Heat Flow, Random Matrices, and Random Polynomials


Speaker: Professor Brian Hall

TopicHeat Flow, Random Matrices, and Random Polynomials

Date: October 10th, 2023 (Tuesday)

Time: 9 a.m.--10 a.m.

Zoom ID: 81786229179 (no password)

Sponsors: Research Institute of Mathematical Science, School of Mathematics and Statistics, Institute of Science and Technology


Brian Hall is a professor in the Department of Mathematics at the University of Notre Dame. He mainly focuses on mathematical physics, including the generalization of Segal-Bargmann transform and issues related to the 2-dimensional Yang-Mills theory. In recent years, he pays more attention to random matrix theory and free probability theory.

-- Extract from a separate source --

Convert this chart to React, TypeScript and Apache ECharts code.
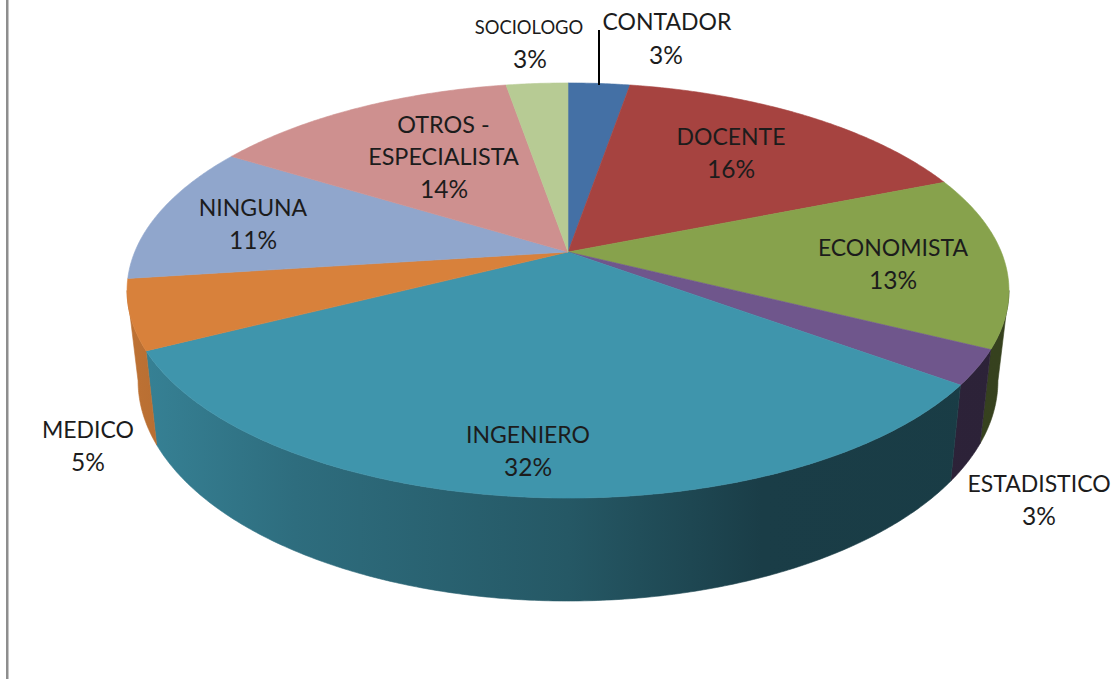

It is an old result of Polya and Benz that applying the backward heat flow to a polynomial with all real zeros gives another polynomial with all real zeros. Much more recently, the limiting behavior of the real zeros as the degree goes to infinity has been worked out, with a surprising connection to random matrix theory. The situation is more complicated if we use the forward heat flow—in which case, the zeros will not remain real—or if we apply the heat flow to a polynomial with complex roots. Nevertheless, there is still a conjectural connection to random matrix theory. Consider, for example, the circular law in random matrix theory: If a random matrix Z has i.i.d. entries, its eigenvalues will be asymptotically uniform over a disk. The heat flow then conjecturally changes the circular law into the elliptical law: Applying the heat flow to the characteristic polynomial of Z should give a new polynomial whose zeros are asymptotically uniform over an ellipse. While the random matrix case remains a conjecture, we have rigorous results for random polynomials with independent coefficients. This is joint work with Ching Wei Ho, Jonas Jalowy, and Zakhar Kabluchko. The talk will be self-contained and have lots of pictures and animations.